How an ETS carve-out would affect emissions incentives, free allowances, and investment timing
An ETS carve-out would matter because the EU has historically used free allowances to reduce carbon leakage risk in exposed sectors. If fertilisers get lighter treatment at the border, Brussels still has to decide whether domestic plants need equivalent protection or tighter carbon pricing.
The timing problem is real. Ammonia and nitric-acid assets are long-lived, and IEA warns that the current global ammonia stock could generate up to 15.5 GtCO2 over remaining lifetimes. Policy signals in 2026 to 2027 can therefore shape whether plants retrofit, repower, or delay capex.
If free allowances stay generous while CBAM treatment is softened, the carbon price signal weakens. If free allowances are cut too fast, EU producers face a double squeeze from energy costs and decarbonisation capex, especially where CCS or low-carbon hydrogen still costs more than conventional production.

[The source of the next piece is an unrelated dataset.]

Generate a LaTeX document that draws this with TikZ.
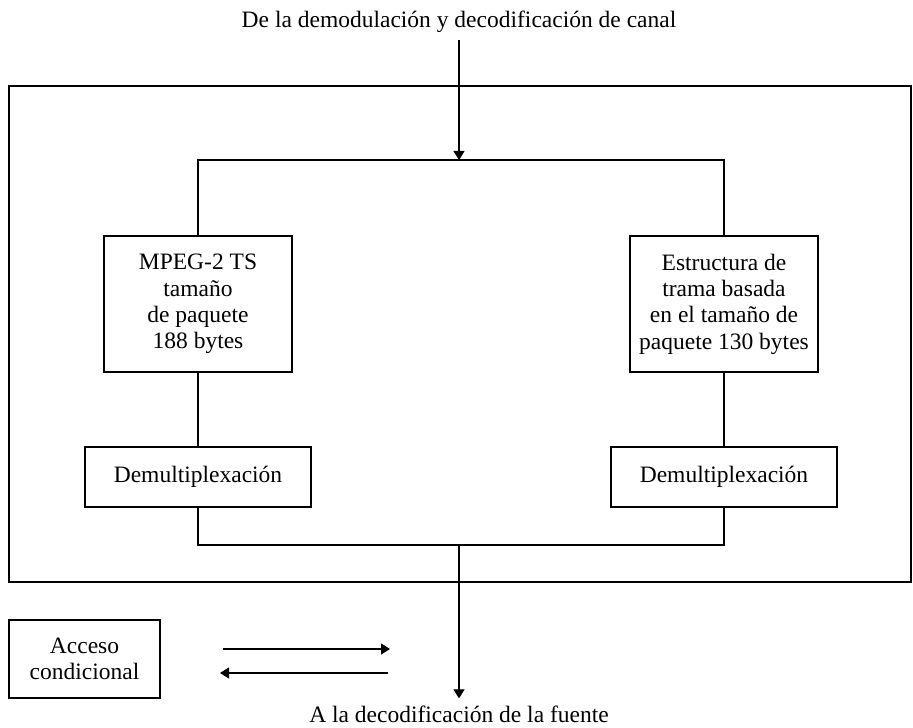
\documentclass[tikz,border=0pt]{standalone}
\usepackage{fontspec}
\setmainfont{Liberation Serif}
\usetikzlibrary{arrows.meta}

\begin{document}
\begin{tikzpicture}[x=0.5pt,y=-0.5pt,align=center,
  font=\fontsize{11.75}{13.2}\selectfont,
  blk/.style={draw,line width=1pt,inner sep=0pt},
  conn/.style={line width=0.55pt},
  tip/.style={conn,-{Triangle[length=4.5pt,width=5.5pt]}}]
\useasboundingbox (0,0) rectangle (913,727);
\node[anchor=base] (IN) at (459,28) {De la demodulación y decodificación de canal};
\draw[line width=0.7pt] (9,86) rectangle (911,582);
\coordinate (T) at (459,160);
\node[blk,minimum width=94pt,minimum height=68pt] (TS) at (198,304) {MPEG-2 TS\\tamaño\\de paquete\\188 bytes};
\node[blk,minimum width=94pt,minimum height=68pt] (TR) at (724,304) {Estructura de\\trama basada\\en el tamaño de\\paquete 130 bytes};
\node[blk,minimum width=113pt,minimum height=30pt] (D1) at (198,477) {Demultiplexación};
\node[blk,minimum width=113pt,minimum height=30pt] (D2) at (724,477) {Demultiplexación};
\coordinate (B) at (459,545);
\node[anchor=base] (OUT) at (459,722) {A la decodificación de la fuente};
\node[draw,line width=0.6pt,minimum width=75.5pt,minimum height=39pt] (CA) at (84.5,659) {Acceso\\condicional};
\coordinate (R1) at (223,649);
\coordinate (R2) at (390,649);
\coordinate (L1) at (388,673);
\coordinate (L2) at (220,673);
% connectors
\draw[tip] (IN.south) -- (T);
\draw[conn] (TS.north) |- (TR.north |- T) -- (TR.north);
\draw[conn] (TS.south) -- (D1.north);
\draw[conn] (TR.south) -- (D2.north);
\draw[conn] (D1.south) |- (D2.south |- B) -- (D2.south);
\draw[tip] (B) -- (OUT.north);
\draw[tip] (R1) -- (R2);
\draw[tip] (L1) -- (L2);
\end{tikzpicture}
\end{document}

For operators, the commercial choice becomes sharper. They may keep legacy natural-gas units running, sign tolling or offtake agreements for blue or green ammonia, or sequence projects to match expected ETS scarcity and CBAM visibility.
This is why Brussels’ approach to fertilisers matters beyond one sector. It shows whether the EU can preserve decarbonisation incentives without triggering sudden deindustrialisation. That has direct spillovers for exporters and downstream buyers.
The spillover risk for global fertiliser exporters, traders, and downstream food supply chains
The spillover effect is already visible in trade data and policy moves. The Commission has monitored ammonia import surges, while EU institutions in 2025 and 2026 pushed tariff measures on fertilisers from Russia and Belarus alongside CBAM implementation.
Global exporters now have to manage three layers of exposure at once: tariffs, CBAM carbon costs, and customer demand for low-carbon credentials. That changes the commercial logic for suppliers across major export routes and Russia-linked supply chains.
Traders and distributors will need stronger due diligence on emissions provenance. CBAM-related documentation is moving from a regulatory checkbox to a competitive factor in tendering and long-term supply agreements.
Downstream food manufacturers and agri-input processors should expect price transmission. Even if a policy concession lowers immediate EU border costs, the broader trade reaction can still tighten supply and raise volatility in nitrogen-linked inputs, freight, and inventory financing.
The strategic question is simple. If Brussels is willing to flex on fertilisers, is that a one-off food-security exception, or the template for how Europe will treat other hard-to-abate sectors under CBAM and ETS?
What this policy shift reveals about Europe’s wider approach to hard-to-abate industries
Fertilisers are a stress test for the EU’s carbon architecture. They combine industrial emissions, trade exposure, food security, and geopolitical supply risk, so Brussels is balancing decarbonisation against strategic autonomy in real time.
The likely pattern is selective pragmatism. CBAM stays as the baseline discipline, but exceptions, methodologies, and transition aids can be adjusted where abrupt pricing would destabilise essential supply chains or trigger import leakage.
For other hard-to-abate sectors, the lesson is clear. Europe may prefer a managed transition model over pure punishment. That means using tariff tools, market observatories, temporary support funds, and targeted regulatory carve-outs rather than a single carbon price for every case.
For buyers and investors, policy risk now sits beside energy risk and feedstock risk in procurement models. Carbon cost forecasting, supplier diversification, and verification capability are becoming core commercial assets, not compliance extras.
The broader takeaway is that Brussels is signalling continuity in climate ambition, but with more sector-specific flexibility where Europe’s industrial base, supply security, and downstream food system are most vulnerable.